We may also be jeopardising our sleep quality by spending up to 85 per cent of our waking hours staring at screens – PC monitors, smart phones, tablets, laptops and then the TV at home.
18 Hours a day
Research (pre lockdown) found that UK workers were spending an average of over 13 hours a day looking at screens while at work, commuting and at home. Surprisingly, some employees were also spending an average of 55 hours 36 minutes a month staring at a screen while commuting, when they could be giving their eyes a much-needed rest. You can see why some want the right to disconnect so that their employers can’t reach them 24/7.
The study (pre-lockdown) revealed that engineers are the professionals that spend the most time staring at a screen throughout their day.

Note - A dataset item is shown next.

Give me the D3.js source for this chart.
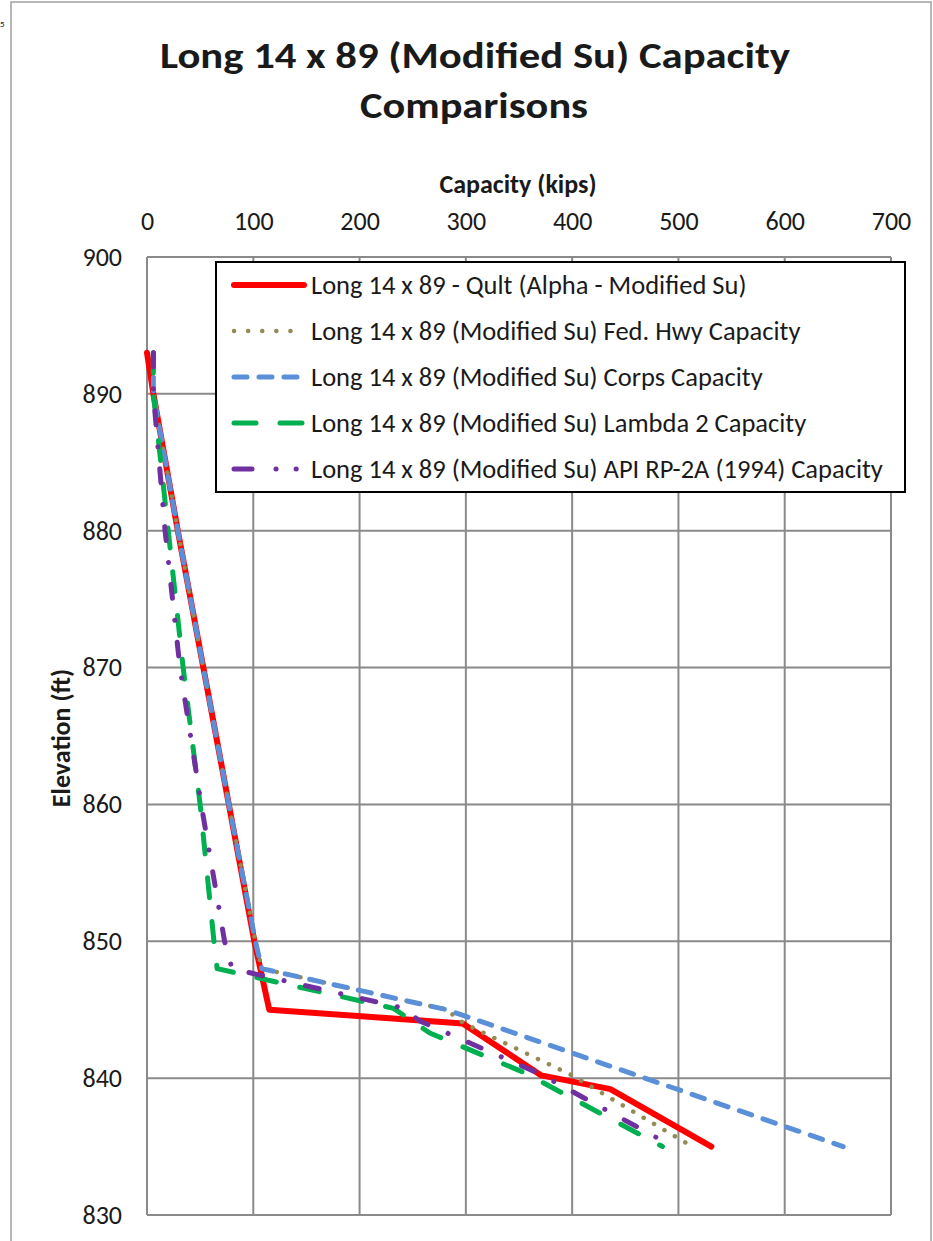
<!DOCTYPE html>
<html>
<head>
<meta charset="UTF-8">
<title>long_14x89_capacity</title>
<script src="https://cdn.jsdelivr.net/npm/d3@7"></script>
<style>
  body { margin: 0; background: #fff; }
  text { font-family: Carlito, Calibri, Lato, sans-serif; fill: #1a1a1a; }
  .tick text { font-size: 26px; }
  .legend text { font-size: 26.5px; }
</style>
</head>
<body>
<div id="chart"></div>
<script>
// tick labels
var xTicks = [0, 100, 200, 300, 400, 500, 600, 700];
var yTicks = [830, 840, 850, 860, 870, 880, 890, 900];

// series: capacity (kips) vs elevation (ft)
var qultCap  = [0, 6, 29, 53, 77, 101, 115, 297, 371, 436, 531];
var qultElev = [893, 890, 880, 870, 860, 850, 845, 844, 840.2, 839.2, 835];

var fedHwyCap  = [6, 6, 29, 53, 77, 102, 108, 282, 298, 400, 513];
var fedHwyElev = [893, 890, 880, 870, 860, 850, 848, 845, 844, 840.2, 835];

var corpsCap  = [6, 6, 29, 53, 77, 102, 108, 282, 655];
var corpsElev = [893, 890, 880, 870, 860, 850, 848, 845, 835];

var lambdaCap  = [6, 6, 20, 34, 50, 63, 66, 232, 266, 355, 485];
var lambdaElev = [893, 890, 880, 870, 860, 850, 848, 845.1, 843.3, 840.4, 835];

var apiCap  = [6, 6, 17, 31, 51, 73, 80, 242, 256, 370, 495];
var apiElev = [893, 890, 880, 870, 860, 850, 848, 845.1, 844.2, 840.3, 835];

var seriesNames = [
  "Long 14 x 89 - Qult (Alpha - Modified Su)",
  "Long 14 x 89 (Modified Su) Fed. Hwy Capacity",
  "Long 14 x 89 (Modified Su) Corps Capacity",
  "Long 14 x 89 (Modified Su) Lambda 2 Capacity",
  "Long 14 x 89 (Modified Su) API RP-2A (1994) Capacity"
];

var W = 933, H = 1241;

function zip(caps, elevs) {
  return caps.map(function (c, i) { return { cap: c, elev: elevs[i] }; });
}

var styles = [
  { color: "#ff0000", width: 6,   dash: null,                 legendDash: null },
  { color: "#948a54", width: 4.5, dash: "0.1 12",             legendDash: "0.1 14" },
  { color: "#5b8fd8", width: 5,   dash: "13 12",              legendDash: "13 12" },
  { color: "#00b050", width: 5,   dash: "20 24",              legendDash: "22 24" },
  { color: "#7030a0", width: 5,   dash: "14 22 0.1 22",       legendDash: "18 24 0.1 20 0.1 40" }
];

var series = [
  zip(qultCap, qultElev),
  zip(fedHwyCap, fedHwyElev),
  zip(corpsCap, corpsElev),
  zip(lambdaCap, lambdaElev),
  zip(apiCap, apiElev)
];

var svg = d3.select("#chart").append("svg")
  .attr("width", W)
  .attr("height", H);

// chart frame
svg.append("rect")
  .attr("x", 11).attr("y", 2)
  .attr("width", 920).attr("height", H + 10)
  .attr("fill", "none")
  .attr("stroke", "#a0a0a0")
  .attr("stroke-width", 1.5);

svg.append("text")
  .attr("x", 0).attr("y", 27)
  .style("font-size", "9px")
  .text("5");

var x = d3.scaleLinear().domain([0, 700]).range([147, 891]);
var y = d3.scaleLinear().domain([830, 900]).range([1215, 257]);

// gridlines
svg.append("g").selectAll("line.gx")
  .data(xTicks).enter().append("line")
    .attr("x1", function (d) { return x(d); })
    .attr("x2", function (d) { return x(d); })
    .attr("y1", y(900)).attr("y2", y(830))
    .attr("stroke", "#8a8a8a").attr("stroke-width", 2);

svg.append("g").selectAll("line.gy")
  .data(yTicks).enter().append("line")
    .attr("x1", x(0)).attr("x2", x(700))
    .attr("y1", function (d) { return y(d); })
    .attr("y2", function (d) { return y(d); })
    .attr("stroke", "#8a8a8a").attr("stroke-width", 2);

// axes (labels only)
var axisX = d3.axisTop(x).tickValues(xTicks).tickSize(0).tickPadding(27);
var gx = svg.append("g")
  .attr("transform", "translate(0," + y(900) + ")")
  .call(axisX);
gx.select(".domain").remove();

var axisY = d3.axisLeft(y).tickValues(yTicks).tickSize(0).tickPadding(25);
var gy = svg.append("g")
  .attr("transform", "translate(" + x(0) + ",0)")
  .call(axisY);
gy.select(".domain").remove();

svg.selectAll(".tick text").attr("fill", "#1a1a1a").style("font-family", "Carlito, Calibri, Lato, sans-serif");

// titles
svg.append("text")
  .attr("x", 475).attr("y", 68)
  .attr("text-anchor", "middle")
  .attr("textLength", 630).attr("lengthAdjust", "spacingAndGlyphs")
  .style("font-size", "37px").style("font-weight", "bold")
  .text("Long 14 x 89 (Modified Su) Capacity");

svg.append("text")
  .attr("x", 474).attr("y", 118)
  .attr("text-anchor", "middle")
  .attr("textLength", 228).attr("lengthAdjust", "spacingAndGlyphs")
  .style("font-size", "37px").style("font-weight", "bold")
  .text("Comparisons");

svg.append("text")
  .attr("x", 518).attr("y", 193)
  .attr("text-anchor", "middle")
  .style("font-size", "26px").style("font-weight", "bold")
  .text("Capacity (kips)");

svg.append("text")
  .attr("transform", "translate(70,738) rotate(-90)")
  .attr("text-anchor", "middle")
  .style("font-size", "26px").style("font-weight", "bold")
  .text("Elevation (ft)");

// series lines
var line = d3.line()
  .x(function (d) { return x(d.cap); })
  .y(function (d) { return y(d.elev); });

svg.append("g").selectAll("path.series")
  .data(series).enter().append("path")
    .attr("d", line)
    .attr("fill", "none")
    .attr("stroke", function (d, i) { return styles[i].color; })
    .attr("stroke-width", function (d, i) { return styles[i].width; })
    .attr("stroke-dasharray", function (d, i) { return styles[i].dash; })
    .attr("stroke-linecap", "round")
    .attr("stroke-linejoin", "round");

// legend
var legend = svg.append("g").attr("class", "legend");
legend.append("rect")
  .attr("x", 216).attr("y", 262)
  .attr("width", 689).attr("height", 230)
  .attr("fill", "#fff")
  .attr("stroke", "#000")
  .attr("stroke-width", 2);

var items = legend.selectAll("g.item")
  .data(seriesNames).enter().append("g")
    .attr("transform", function (d, i) { return "translate(0," + (285 + i * 46) + ")"; });

items.append("line")
  .attr("x1", 234).attr("x2", 304)
  .attr("y1", 0).attr("y2", 0)
  .attr("stroke", function (d, i) { return styles[i].color; })
  .attr("stroke-width", function (d, i) { return styles[i].width; })
  .attr("stroke-dasharray", function (d, i) { return styles[i].legendDash; })
  .attr("stroke-linecap", "round");

items.append("text")
  .attr("x", 311).attr("y", 9)
  .text(function (d) { return d; });
</script>
</body>
</html>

On average, engineers are looking at screens for 7 hours at work, 5 hours while commuting and 6 hours and 3 minutes while at home – that leaves 6 hours for sleep!
Engineers top the list
The top five professions that are spending the most time looking at screens throughout the day are: Engineer (18 hours plus); IT Specialist (18 hours); Accountant (13 hours); Teacher (12 hours); Admin Staff (9 hours). Technology seems to be running (or ruining) our lives
This pace of technological advancement is not going to stop; in fact, it is more likely to speed up with ever more sophisticated devices. If we can’t cope with it will AI, or a robot, step in and replace us?Are we ‘over-educated’ for our role (recent research I read suggests that 5.1m workers in the UK are) or ‘under-educated’ to cope with new technology in the workplace?
In todays’ business world email is the new phone call with senders expecting your immediate attention and reply, even if you are out of the office or engaged in something else. I get emails asking if I got their email – can’t they just call me if it is urgent? And where does work stop and your personal life take over? The old nine to five, office based model may still exist in some sectors, but in many the edges have become very blurred, particularly during the last twelve months of enforced remote working. This is leading to our work and personal lives merging together – more freedom to work where we want, but less freedom to say when we are done for the day.